# VIA's Budd Baggage Cars



## Blackwolf (Dec 15, 2011)

Idle curiosity...

Looking through some of my photos taken while riding The Canadian in 2008, I realized that the baggage on my train had several windows along one half of the car. The car was VIA #8609. After doing some research on the web, I've found that this car and several others like it were former Canadian Pacific property and originally contained dorm berths (roomettes?) and a shower for the train crew as well as an office for the conductor. From what I remember of #8609, it had long been stripped of the crew accommodations and was a pure baggage.

Does VIA still run Bag/Dorms on any of their trains, or have all of them been gutted to be pure baggage cars by now?

Considering Amtrak's move to re-introduce Bag/Dorms with the Viewliner II's, I have to wonder why VIA would have ever gotten rid of the concept in the first place considering they had cars specifically built like that. On my Canadian trip the crew were bunking in the room-for-one accommodations on the Chateau and Manor cars, taking up revenue space (and the sleeper spaces were sold-out, even in February!)


----------



## Bill Haithcoat (Dec 15, 2011)

Blackwolf said:


> Idle curiosity...
> 
> Looking through some of my photos taken while riding The Canadian in 2008, I realized that the baggage on my train had several windows along one half of the car. The car was VIA #8609. After doing some research on the web, I've found that this car and several others like it were former Canadian Pacific property and originally contained dorm berths (roomettes?) and a shower for the train crew as well as an office for the conductor. From what I remember of #8609, it had long been stripped of the crew accommodations and was a pure baggage.
> 
> ...


I do not have an answer for your exact question.
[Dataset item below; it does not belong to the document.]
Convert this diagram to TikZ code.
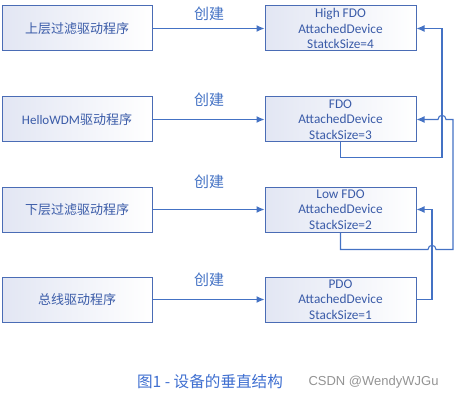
\documentclass[tikz,border=0pt]{standalone}
\usepackage{fontspec}
\setmainfont{Carlito}
\newfontfamily\cjk{Noto Sans CJK SC}
\newfontfamily\wmfont{Liberation Sans}
\usepackage{xcolor}
\definecolor{linecolor}{HTML}{4472C4}
\definecolor{bordercolor}{HTML}{4A6CB5}
\definecolor{textcolor}{HTML}{3A5BA8}
\definecolor{shadecolor}{HTML}{E2E6F3}
\definecolor{captioncolor}{HTML}{3F6FD0}
\usepackage{tikz}
\usetikzlibrary{arrows.meta, calc}

\begin{document}
\begin{tikzpicture}[x=1pt, y=-1pt,
  drvbox/.style={draw=bordercolor, line width=1pt, left color=shadecolor, right color=white, minimum width=150pt, minimum height=45pt, inner sep=0pt, text=textcolor, font=\cjk\fontsize{13}{15}\selectfont},
  objbox/.style={drvbox, minimum width=151pt, align=center, font=\fontsize{13.3}{15.7}\selectfont},
  link/.style={draw=linecolor, line width=1.1pt, -{Latex[length=8pt,width=7pt]}},
  makelabel/.style={text=linecolor, font=\cjk\fontsize{15}{15}\selectfont}]
  \useasboundingbox (0,0) rectangle (455,401);

  \node[drvbox] (upper) at (77,28.5) {上层过滤驱动程序};
  \node[drvbox] (hello) at (77,119.5) {{\rmfamily HelloWDM}驱动程序};
  \node[drvbox] (lower) at (77,209.5) {下层过滤驱动程序};
  \node[drvbox] (bus) at (77,299.5) {总线驱动程序};

  \node[objbox] (high) at (340.5,28.5) {High FDO\\AttachedDevice\\StatckSize=4};
  \node[objbox] (fdo) at (340.5,119.5) {FDO\\AttachedDevice\\StackSize=3};
  \node[objbox] (lowfdo) at (340.5,209.5) {Low FDO\\AttachedDevice\\StackSize=2};
  \node[objbox] (pdo) at (340.5,299.5) {PDO\\AttachedDevice\\StackSize=1};

  \draw[link] (upper) -- (high);
  \draw[link] (hello) -- (fdo);
  \draw[link] (lower) -- (lowfdo);
  \draw[link] (bus) -- (pdo);
  \node[makelabel] (mk1) at (209,14) {创建};
  \node[makelabel] (mk2) at (209,100) {创建};
  \node[makelabel] (mk3) at (209,182) {创建};
  \node[makelabel] (mk4) at (209,280) {创建};

  \coordinate (riserA) at (442,0);
  \coordinate (riserB) at (453,0);
  \coordinate (riserC) at (432,0);
  \path (lowfdo.south) ++(0,17) coordinate (lowturn);
  \coordinate (hopA) at (riserA |- fdo.east);
  \coordinate (hopC) at (riserC |- lowturn);

  \draw[link] (fdo.south) -- ++(0,15) -| (riserA |- high.east) -- (high.east);
  \draw[link] (lowfdo.south) -- (lowturn) -- ($(hopC)+(-4,0)$) .. controls ($(hopC)+(-4,-5.5)$) and ($(hopC)+(4,-5.5)$) .. ($(hopC)+(4,0)$) -- (riserB |- lowturn) -- (riserB |- fdo.east) -- ($(hopA)+(4,0)$) .. controls ($(hopA)+(4,-5.5)$) and ($(hopA)+(-4,-5.5)$) .. ($(hopA)+(-4,0)$) -- (fdo.east);
  \draw[link] (pdo.east) -| (riserC |- lowfdo.east) -- (lowfdo.east);

  \node[text=captioncolor, font=\cjk\fontsize{15.6}{15.6}\selectfont] (caption) at (210,382) {图1 - 设备的垂直结构};
  \node[text=gray!85, font=\wmfont\fontsize{13}{13}\selectfont] (mark) at (373.5,382) {CSDN @WendyWJGu};
\end{tikzpicture}
\end{document}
But I can give you a brief overall view of preVia equipment.

You may know that the U.S. fell in love with diesels, streamlining, stainless steel etc in the late thirties and it picked up again after the war.

The two big Canadian lines, Canadian Pacific and Canadian National did not do that until 1954-55

Then in 1954=55 both lines ordered massive amounts of beautiful streamlined equipment. The CP ordered unpainted stainless steel. The CN ordered equipment which was equally beautiful but, not being stainless steel, did not hold up as long.

This was huge big news at the time. Even I, nine or ten years old in far-away Chattanooga was very excitd about it.

At that time there were two transcons on the CP, the Canadian and the Dominion. On the CN there was the Super Continental and the Continental.

Today's Canadian, using CP equipment,actually runs on the CN route.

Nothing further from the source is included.